Luteolin, quercetin and ursolic acid are potent inhibitors of proliferation and inducers of apoptosis in both KRAS and BRAF mutated human colorectal cancer cells.
Cancer Lett. 2009 Aug 28;281(2):162-70. Epub 2009 Apr 2. PMID: 19344998
Centre of Molecular and Environmental Biology/Department of Biology, University of Minho, Braga, Portugal.
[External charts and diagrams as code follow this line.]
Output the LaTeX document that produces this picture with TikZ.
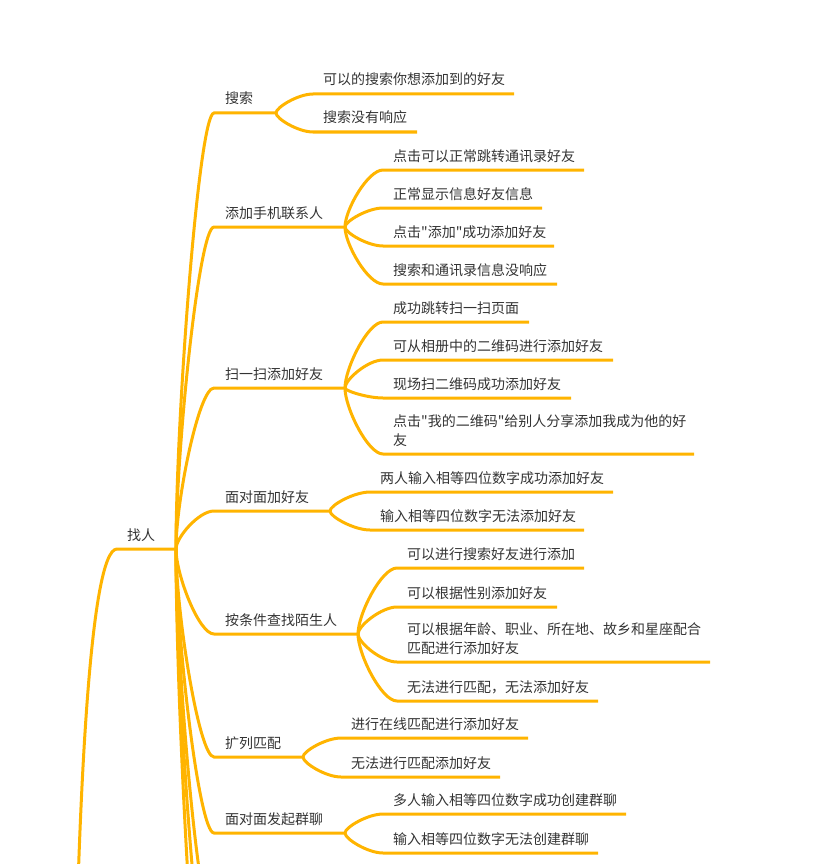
\documentclass[tikz,border=0pt]{standalone}
\usepackage{fontspec}
\newfontfamily\cjk{Noto Sans CJK SC}
\usetikzlibrary{calc}
\definecolor{br}{HTML}{FFB400}
\definecolor{tx}{HTML}{333333}
\begin{document}
\begin{tikzpicture}[x=1pt,y=-1pt,
  line/.style={draw=br,line width=3pt},
  txt/.style={anchor=base west,inner sep=0pt,text=tx,font=\cjk\fontsize{14}{19}\selectfont},
  branch/.style={to path={.. controls ($(\tikztostart)!0.3!(\tikztostart |- \tikztotarget)$) and ($(\tikztostart |- \tikztotarget)!0.6!(\tikztotarget)$) .. (\tikztotarget) \tikztonodes}}]
\path[use as bounding box] (0,0) rectangle (814,864);
\clip (0,0) rectangle (814,864);

% root
\coordinate (root) at (72,1250);
\coordinate (s0) at (117,549);
\coordinate (J) at (176,549);
\draw[line] (root) .. controls (74,800) and (90,549) .. (s0) -- (J);
\node[txt] (n0) at (127,540) {找人};

% level 2
\coordinate (sA) at (214,113); \coordinate (jA) at (276,113);
\coordinate (sB) at (214,227); \coordinate (jB) at (345,227);
\coordinate (sC) at (214,388); \coordinate (jC) at (345,388);
\coordinate (sD) at (214,511); \coordinate (jD) at (330,511);
\coordinate (sE) at (214,634); \coordinate (jE) at (358,634);
\coordinate (sF) at (214,757); \coordinate (jF) at (303,757);
\coordinate (sG) at (214,833); \coordinate (jG) at (345,833);
\coordinate (sH) at (214,930);
\coordinate (sI) at (214,1010);
\coordinate (sK) at (214,1120);
\foreach \s/\j in {sA/jA,sB/jB,sC/jC,sD/jD,sE/jE,sF/jF,sG/jG}
  \draw[line] (J) to[branch] (\s) -- (\j);
\foreach \s in {sH,sI,sK}
  \draw[line] (J) to[branch] (\s) -- ++(120,0);
\node[txt] (nA) at (225,104) {搜索};
\node[txt] (nB) at (225,218) {添加手机联系人};
\node[txt] (nC) at (225,379) {扫一扫添加好友};
\node[txt] (nD) at (225,502) {面对面加好友};
\node[txt] (nE) at (225,625) {按条件查找陌生人};
\node[txt] (nF) at (225,748) {扩列匹配};
\node[txt] (nG) at (225,824) {面对面发起群聊};

% 搜索
\coordinate (sA1) at (313,94);  \coordinate (eA1) at (514,94);
\coordinate (sA2) at (313,132); \coordinate (eA2) at (417,132);
\draw[line] (jA) to[branch] (sA1) -- (eA1);
\draw[line] (jA) to[branch] (sA2) -- (eA2);
\node[txt] (nA1) at (323,85) {可以的搜索你想添加到的好友};
\node[txt] (nA2) at (323,123) {搜索没有响应};

% 添加手机联系人
\coordinate (sB1) at (383,170); \coordinate (eB1) at (584,170);
\coordinate (sB2) at (383,208); \coordinate (eB2) at (542,208);
\coordinate (sB3) at (383,246); \coordinate (eB3) at (554,246);
\coordinate (sB4) at (383,284); \coordinate (eB4) at (557,284);
\foreach \s/\e in {sB1/eB1,sB2/eB2,sB3/eB3,sB4/eB4}
  \draw[line] (jB) to[branch] (\s) -- (\e);
\node[txt] (nB1) at (393,161) {点击可以正常跳转通讯录好友};
\node[txt] (nB2) at (393,199) {正常显示信息好友信息};
\node[txt] (nB3) at (393,237) {点击"添加"成功添加好友};
\node[txt] (nB4) at (393,275) {搜索和通讯录信息没响应};

% 扫一扫添加好友
\coordinate (sC1) at (383,322); \coordinate (eC1) at (529,322);
\coordinate (sC2) at (383,360); \coordinate (eC2) at (613,360);
\coordinate (sC3) at (383,398); \coordinate (eC3) at (571,398);
\coordinate (sC4) at (383,454); \coordinate (eC4) at (694,454);
\foreach \s/\e in {sC1/eC1,sC2/eC2,sC3/eC3,sC4/eC4}
  \draw[line] (jC) to[branch] (\s) -- (\e);
\node[txt] (nC1) at (393,313) {成功跳转扫一扫页面};
\node[txt] (nC2) at (393,351) {可从相册中的二维码进行添加好友};
\node[txt] (nC3) at (393,389) {现场扫二维码成功添加好友};
\node[txt] (nC4) at (393,426) {\begin{tabular}[t]{@{}l@{}}点击"我的二维码"给别人分享添加我成为他的好\\友\end{tabular}};

% 面对面加好友
\coordinate (sD1) at (370,492); \coordinate (eD1) at (613,492);
\coordinate (sD2) at (370,530); \coordinate (eD2) at (584,530);
\draw[line] (jD) to[branch] (sD1) -- (eD1);
\draw[line] (jD) to[branch] (sD2) -- (eD2);
\node[txt] (nD1) at (380,483) {两人输入相等四位数字成功添加好友};
\node[txt] (nD2) at (380,521) {输入相等四位数字无法添加好友};

% 按条件查找陌生人
\coordinate (sE1) at (397,568); \coordinate (eE1) at (584,568);
\coordinate (sE2) at (397,607); \coordinate (eE2) at (557,607);
\coordinate (sE3) at (397,662); \coordinate (eE3) at (710,662);
\coordinate (sE4) at (397,701); \coordinate (eE4) at (598,701);
\foreach \s/\e in {sE1/eE1,sE2/eE2,sE3/eE3,sE4/eE4}
  \draw[line] (jE) to[branch] (\s) -- (\e);
\node[txt] (nE1) at (407,559) {可以进行搜索好友进行添加};
\node[txt] (nE2) at (407,598) {可以根据性别添加好友};
\node[txt] (nE3) at (407,634) {\begin{tabular}[t]{@{}l@{}}可以根据年龄、职业、所在地、故乡和星座配合\\匹配进行添加好友\end{tabular}};
\node[txt] (nE4) at (407,692) {无法进行匹配，无法添加好友};

% 扩列匹配
\coordinate (sF1) at (341,738); \coordinate (eF1) at (528,738);
\coordinate (sF2) at (341,777); \coordinate (eF2) at (500,777);
\draw[line] (jF) to[branch] (sF1) -- (eF1);
\draw[line] (jF) to[branch] (sF2) -- (eF2);
\node[txt] (nF1) at (351,729) {进行在线匹配进行添加好友};
\node[txt] (nF2) at (351,768) {无法进行匹配添加好友};

% 面对面发起群聊
\coordinate (sG1) at (383,814); \coordinate (eG1) at (626,814);
\coordinate (sG2) at (383,853); \coordinate (eG2) at (598,853);
\draw[line] (jG) to[branch] (sG1) -- (eG1);
\draw[line] (jG) to[branch] (sG2) -- (eG2);
\node[txt] (nG1) at (393,805) {多人输入相等四位数字成功创建群聊};
\node[txt] (nG2) at (393,844) {输入相等四位数字无法创建群聊};
\end{tikzpicture}
\end{document}
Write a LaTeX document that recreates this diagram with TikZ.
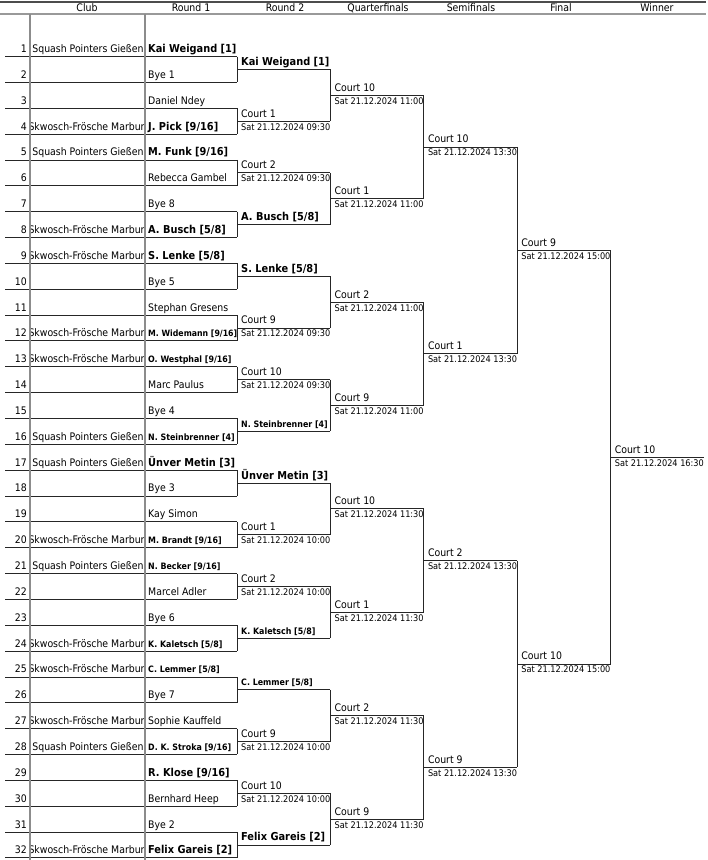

KRAS and BRAF mutations are frequent in colorectal carcinoma (CRC) and have the potential to activate proliferation and survival through MAPK/ERK and/or PI3K signalling pathways. Because diet is one of the most important determinants of CRC incidence and progression, we studied the effects of the dietary phytochemicals quercetin (Q), luteolin (L) and ursolic acid (UA) on cell proliferation and apoptosis in two human CRC derived cell lines, HCT15 and CO115, harboring KRAS and BRAF activating mutations, respectively. In KRAS mutated HCT15 cells, Q and L significantly decreased ERK phosphorylation, whereas in BRAF mutated CO115 cells the three compounds decreased Akt phosphorylation but had no effect on phospho-ERK. Our findings show that these natural compounds have antiproliferative and proapoptotic effects and simultaneously seem to act on KRAS and PI3K but not on BRAF. These results shed light on the molecular mechanisms of action of Q, L and UA and emphasize the potential of dietary choices for the control of CRC progression.